To do:
Write out the listing below in full and exactly, leaving out every picture.

.....

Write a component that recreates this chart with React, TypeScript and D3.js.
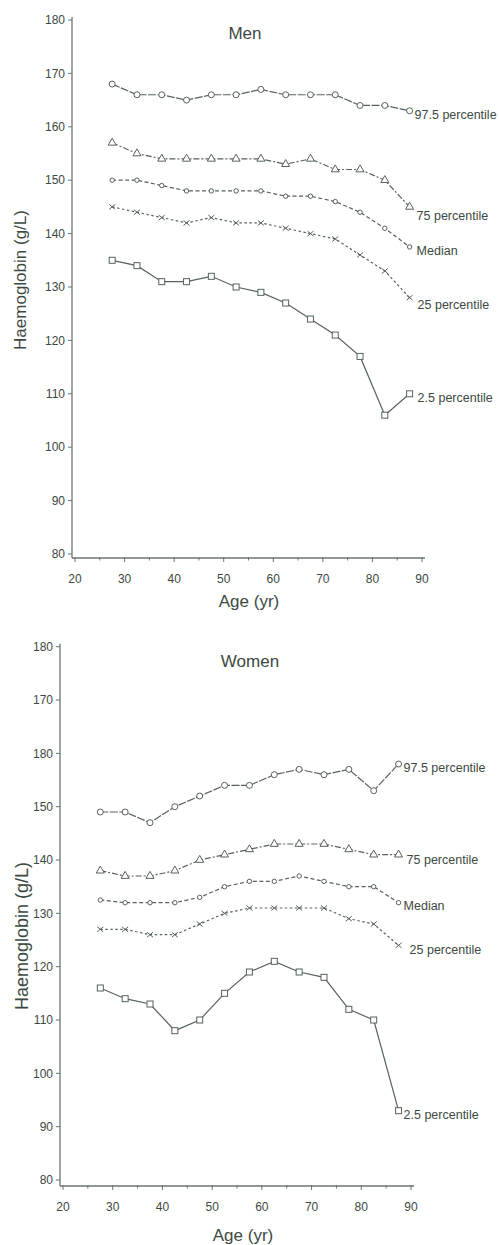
import * as d3 from "d3";

const AGES = [27.5, 32.5, 37.5, 42.5, 47.5, 52.5, 57.5, 62.5, 67.5, 72.5, 77.5, 82.5, 87.5];
const SERIES_NAMES = ["97.5 percentile", "75 percentile", "Median", "25 percentile", "2.5 percentile"];

const MEN_P975 = [168, 166, 166, 165, 166, 166, 167, 166, 166, 166, 164, 164, 163];
const MEN_P75 = [157, 155, 154, 154, 154, 154, 154, 153, 154, 152, 152, 150, 145];
const MEN_P50 = [150, 150, 149, 148, 148, 148, 148, 147, 147, 146, 144, 141, 137.5];
const MEN_P25 = [145, 144, 143, 142, 143, 142, 142, 141, 140, 139, 136, 133, 128];
const MEN_P025 = [135, 134, 131, 131, 132, 130, 129, 127, 124, 121, 117, 106, 110];

const WOMEN_P975 = [149, 149, 147, 150, 152, 154, 154, 156, 157, 156, 157, 153, 158];
const WOMEN_P75 = [138, 137, 137, 138, 140, 141, 142, 143, 143, 143, 142, 141, 141];
const WOMEN_P50 = [132.5, 132, 132, 132, 133, 135, 136, 136, 137, 136, 135, 135, 132];
const WOMEN_P25 = [127, 127, 126, 126, 128, 130, 131, 131, 131, 131, 129, 128, 124];
const WOMEN_P025 = [116, 114, 113, 108, 110, 115, 119, 121, 119, 118, 112, 110, 93];

const Y_TICKS = [80, 90, 100, 110, 120, 130, 140, 150, 160, 170, 180];
const MEN_Y_LABELS = ["80", "90", "100", "110", "120", "130", "140", "150", "160", "170", "180"];
// the printed women's axis reads "180" at the 160 tick
const WOMEN_Y_LABELS = ["80", "90", "100", "110", "120", "130", "140", "150", "180", "170", "180"];
const X_TICKS = [20, 30, 40, 50, 60, 70, 80, 90];
const X_MINOR = [25, 35, 45, 55, 65, 75, 85];

const INK = "#3c4942";
const LINE = "#56625b";
const FONT = "'Liberation Sans', Arial, Helvetica, sans-serif";

const DASHES = ["8,1.5", "6,2,2,2", "4,2.5", "2.5,2.5", null];
const MARKERS = ["circle", "triangle", "smallCircle", "cross", "square"];

function Marker({ kind, x, y }: { kind: string; x: number; y: number }) {
  const common = { fill: "white", stroke: LINE, strokeWidth: 1 };
  if (kind === "circle") return <circle cx={x} cy={y} r={3} {...common} />;
  if (kind === "smallCircle") return <circle cx={x} cy={y} r={2.2} {...common} />;
  if (kind === "square") return <rect x={x - 3} y={y - 3} width={6} height={6} {...common} />;
  if (kind === "triangle") {
    const p = d3.symbol(d3.symbolTriangle, 28)() || "";
    return <path d={p} transform={`translate(${x},${y})`} {...common} />;
  }
  return (
    <g stroke={LINE} strokeWidth={1}>
      <line x1={x - 3} y1={y - 2.5} x2={x + 3} y2={y + 2.5} />
      <line x1={x - 3} y1={y + 2.5} x2={x + 3} y2={y - 2.5} />
    </g>
  );
}

interface PanelProps {
  title: string;
  series: number[][];
  yLabels: string[];
  xRange: [number, number];
  yRange: [number, number];
  axisX: number;
  axisY: number;
  titlePos: [number, number];
  xTitlePos: [number, number];
  yTitlePos: [number, number];
  labelOffsets: [number, number][];
  yTitleSize: number;
}

function Panel(p: PanelProps) {
  const x = d3.scaleLinear().domain([20, 90]).range(p.xRange);
  const y = d3.scaleLinear().domain([80, 180]).range(p.yRange);
  const line = d3
    .line<number>()
    .x((_, i) => x(AGES[i]))
    .y((d) => y(d));

  return (
    <g fontFamily={FONT} fill={INK}>
      {/* axes */}
      <line x1={p.axisX} x2={p.axisX} y1={y(180) - 3} y2={p.axisY} stroke="#6b7570" strokeWidth={1.3} />
      <line x1={p.axisX} x2={x(90) + 3} y1={p.axisY} y2={p.axisY} stroke="#6b7570" strokeWidth={1.3} />
      {Y_TICKS.map((t, i) => (
        <g key={t}>
          <line x1={p.axisX - 4} x2={p.axisX} y1={y(t)} y2={y(t)} stroke="#6b7570" />
          <text x={p.axisX - 7} y={y(t)} dy="0.35em" textAnchor="end" fontSize={12}>
            {p.yLabels[i]}
          </text>
        </g>
      ))}
      {X_TICKS.map((t) => (
        <g key={t}>
          <line x1={x(t)} x2={x(t)} y1={p.axisY - 1} y2={p.axisY + 4} stroke="#6b7570" />
          <text x={x(t)} y={p.axisY + 21} dy="0.35em" textAnchor="middle" fontSize={12}>
            {t}
          </text>
        </g>
      ))}
      {X_MINOR.map((t) => (
        <line key={t} x1={x(t)} x2={x(t)} y1={p.axisY - 1} y2={p.axisY + 2.5} stroke="#6b7570" />
      ))}

      <text x={p.titlePos[0]} y={p.titlePos[1]} dy="0.35em" textAnchor="middle" fontSize={17}>
        {p.title}
      </text>
      <text x={p.xTitlePos[0]} y={p.xTitlePos[1]} dy="0.35em" textAnchor="middle" fontSize={17}>
        Age (yr)
      </text>
      <text
        transform={`translate(${p.yTitlePos[0]},${p.yTitlePos[1]}) rotate(-90)`}
        dy="0.35em"
        textAnchor="middle"
        fontSize={p.yTitleSize}
      >
        Haemoglobin (g/L)
      </text>

      {p.series.map((vals, si) => (
        <g key={si}>
          <path
            d={line(vals) || ""}
            fill="none"
            stroke={LINE}
            strokeWidth={1.2}
            strokeDasharray={DASHES[si] || undefined}
          />
          {vals.map((v, i) => (
            <Marker key={i} kind={MARKERS[si]} x={x(AGES[i])} y={y(v)} />
          ))}
          <text
            x={x(AGES[AGES.length - 1]) + p.labelOffsets[si][0]}
            y={y(vals[vals.length - 1]) + p.labelOffsets[si][1]}
            dy="0.35em"
            fontSize={12.5}
          >
            {SERIES_NAMES[si]}
          </text>
        </g>
      ))}
    </g>
  );
}

export default function App() {
  return (
    <svg
      width={499}
      height={1245}
      style={{ position: "absolute", left: 0, top: 0, background: "white" }}
    >
      <rect width={499} height={1245} fill="white" />
      <Panel
        title="Men"
        series={[MEN_P975, MEN_P75, MEN_P50, MEN_P25, MEN_P025]}
        yLabels={MEN_Y_LABELS}
        xRange={[75, 422]}
        yRange={[554, 20]}
        axisX={72}
        axisY={558}
        titlePos={[245, 33]}
        xTitlePos={[249, 601]}
        yTitlePos={[20, 280]}
        yTitleSize={17}
        labelOffsets={[[5, 4], [7, 9], [7, 4], [8, 7], [8, 4]]}
      />
      <Panel
        title="Women"
        series={[WOMEN_P975, WOMEN_P75, WOMEN_P50, WOMEN_P25, WOMEN_P025]}
        yLabels={WOMEN_Y_LABELS}
        xRange={[63, 411]}
        yRange={[1180, 646.7]}
        axisX={60}
        axisY={1186}
        titlePos={[250, 661]}
        xTitlePos={[243, 1235]}
        yTitlePos={[22, 936]}
        yTitleSize={18}
        labelOffsets={[[5, 4], [8, 5], [5, 3], [11, 4], [5, 4]]}
      />
    </svg>
  );
}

.....

Answer for this exercise:
Write a component that recreates this chart with React, TypeScript and D3.js.
import * as d3 from "d3";

const AGES = [27.5, 32.5, 37.5, 42.5, 47.5, 52.5, 57.5, 62.5, 67.5, 72.5, 77.5, 82.5, 87.5];
const SERIES_NAMES = ["97.5 percentile", "75 percentile", "Median", "25 percentile", "2.5 percentile"];

const MEN_P975 = [168, 166, 166, 165, 166, 166, 167, 166, 166, 166, 164, 164, 163];
const MEN_P75 = [157, 155, 154, 154, 154, 154, 154, 153, 154, 152, 152, 150, 145];
const MEN_P50 = [150, 150, 149, 148, 148, 148, 148, 147, 147, 146, 144, 141, 137.5];
const MEN_P25 = [145, 144, 143, 142, 143, 142, 142, 141, 140, 139, 136, 133, 128];
const MEN_P025 = [135, 134, 131, 131, 132, 130, 129, 127, 124, 121, 117, 106, 110];

const WOMEN_P975 = [149, 149, 147, 150, 152, 154, 154, 156, 157, 156, 157, 153, 158];
const WOMEN_P75 = [138, 137, 137, 138, 140, 141, 142, 143, 143, 143, 142, 141, 141];
const WOMEN_P50 = [132.5, 132, 132, 132, 133, 135, 136, 136, 137, 136, 135, 135, 132];
const WOMEN_P25 = [127, 127, 126, 126, 128, 130, 131, 131, 131, 131, 129, 128, 124];
const WOMEN_P025 = [116, 114, 113, 108, 110, 115, 119, 121, 119, 118, 112, 110, 93];

const Y_TICKS = [80, 90, 100, 110, 120, 130, 140, 150, 160, 170, 180];
const MEN_Y_LABELS = ["80", "90", "100", "110", "120", "130", "140", "150", "160", "170", "180"];
// the printed women's axis reads "180" at the 160 tick
const WOMEN_Y_LABELS = ["80", "90", "100", "110", "120", "130", "140", "150", "180", "170", "180"];
const X_TICKS = [20, 30, 40, 50, 60, 70, 80, 90];
const X_MINOR = [25, 35, 45, 55, 65, 75, 85];

const INK = "#3c4942";
const LINE = "#56625b";
const FONT = "'Liberation Sans', Arial, Helvetica, sans-serif";

const DASHES = ["8,1.5", "6,2,2,2", "4,2.5", "2.5,2.5", null];
const MARKERS = ["circle", "triangle", "smallCircle", "cross", "square"];

function Marker({ kind, x, y }: { kind: string; x: number; y: number }) {
  const common = { fill: "white", stroke: LINE, strokeWidth: 1 };
  if (kind === "circle") return <circle cx={x} cy={y} r={3} {...common} />;
  if (kind === "smallCircle") return <circle cx={x} cy={y} r={2.2} {...common} />;
  if (kind === "square") return <rect x={x - 3} y={y - 3} width={6} height={6} {...common} />;
  if (kind === "triangle") {
    const p = d3.symbol(d3.symbolTriangle, 28)() || "";
    return <path d={p} transform={`translate(${x},${y})`} {...common} />;
  }
  return (
    <g stroke={LINE} strokeWidth={1}>
      <line x1={x - 3} y1={y - 2.5} x2={x + 3} y2={y + 2.5} />
      <line x1={x - 3} y1={y + 2.5} x2={x + 3} y2={y - 2.5} />
    </g>
  );
}

interface PanelProps {
  title: string;
  series: number[][];
  yLabels: string[];
  xRange: [number, number];
  yRange: [number, number];
  axisX: number;
  axisY: number;
  titlePos: [number, number];
  xTitlePos: [number, number];
  yTitlePos: [number, number];
  labelOffsets: [number, number][];
  yTitleSize: number;
}

function Panel(p: PanelProps) {
  const x = d3.scaleLinear().domain([20, 90]).range(p.xRange);
  const y = d3.scaleLinear().domain([80, 180]).range(p.yRange);
  const line = d3
    .line<number>()
    .x((_, i) => x(AGES[i]))
    .y((d) => y(d));

  return (
    <g fontFamily={FONT} fill={INK}>
      {/* axes */}
      <line x1={p.axisX} x2={p.axisX} y1={y(180) - 3} y2={p.axisY} stroke="#6b7570" strokeWidth={1.3} />
      <line x1={p.axisX} x2={x(90) + 3} y1={p.axisY} y2={p.axisY} stroke="#6b7570" strokeWidth={1.3} />
      {Y_TICKS.map((t, i) => (
        <g key={t}>
          <line x1={p.axisX - 4} x2={p.axisX} y1={y(t)} y2={y(t)} stroke="#6b7570" />
          <text x={p.axisX - 7} y={y(t)} dy="0.35em" textAnchor="end" fontSize={12}>
            {p.yLabels[i]}
          </text>
        </g>
      ))}
      {X_TICKS.map((t) => (
        <g key={t}>
          <line x1={x(t)} x2={x(t)} y1={p.axisY - 1} y2={p.axisY + 4} stroke="#6b7570" />
          <text x={x(t)} y={p.axisY + 21} dy="0.35em" textAnchor="middle" fontSize={12}>
            {t}
          </text>
        </g>
      ))}
      {X_MINOR.map((t) => (
        <line key={t} x1={x(t)} x2={x(t)} y1={p.axisY - 1} y2={p.axisY + 2.5} stroke="#6b7570" />
      ))}

      <text x={p.titlePos[0]} y={p.titlePos[1]} dy="0.35em" textAnchor="middle" fontSize={17}>
        {p.title}
      </text>
      <text x={p.xTitlePos[0]} y={p.xTitlePos[1]} dy="0.35em" textAnchor="middle" fontSize={17}>
        Age (yr)
      </text>
      <text
        transform={`translate(${p.yTitlePos[0]},${p.yTitlePos[1]}) rotate(-90)`}
        dy="0.35em"
        textAnchor="middle"
        fontSize={p.yTitleSize}
      >
        Haemoglobin (g/L)
      </text>

      {p.series.map((vals, si) => (
        <g key={si}>
          <path
            d={line(vals) || ""}
            fill="none"
            stroke={LINE}
            strokeWidth={1.2}
            strokeDasharray={DASHES[si] || undefined}
          />
          {vals.map((v, i) => (
            <Marker key={i} kind={MARKERS[si]} x={x(AGES[i])} y={y(v)} />
          ))}
          <text
            x={x(AGES[AGES.length - 1]) + p.labelOffsets[si][0]}
            y={y(vals[vals.length - 1]) + p.labelOffsets[si][1]}
            dy="0.35em"
            fontSize={12.5}
          >
            {SERIES_NAMES[si]}
          </text>
        </g>
      ))}
    </g>
  );
}

export default function App() {
  return (
    <svg
      width={499}
      height={1245}
      style={{ position: "absolute", left: 0, top: 0, background: "white" }}
    >
      <rect width={499} height={1245} fill="white" />
      <Panel
        title="Men"
        series={[MEN_P975, MEN_P75, MEN_P50, MEN_P25, MEN_P025]}
        yLabels={MEN_Y_LABELS}
        xRange={[75, 422]}
        yRange={[554, 20]}
        axisX={72}
        axisY={558}
        titlePos={[245, 33]}
        xTitlePos={[249, 601]}
        yTitlePos={[20, 280]}
        yTitleSize={17}
        labelOffsets={[[5, 4], [7, 9], [7, 4], [8, 7], [8, 4]]}
      />
      <Panel
        title="Women"
        series={[WOMEN_P975, WOMEN_P75, WOMEN_P50, WOMEN_P25, WOMEN_P025]}
        yLabels={WOMEN_Y_LABELS}
        xRange={[63, 411]}
        yRange={[1180, 646.7]}
        axisX={60}
        axisY={1186}
        titlePos={[250, 661]}
        xTitlePos={[243, 1235]}
        yTitlePos={[22, 936]}
        yTitleSize={18}
        labelOffsets={[[5, 4], [8, 5], [5, 3], [11, 4], [5, 4]]}
      />
    </svg>
  );
}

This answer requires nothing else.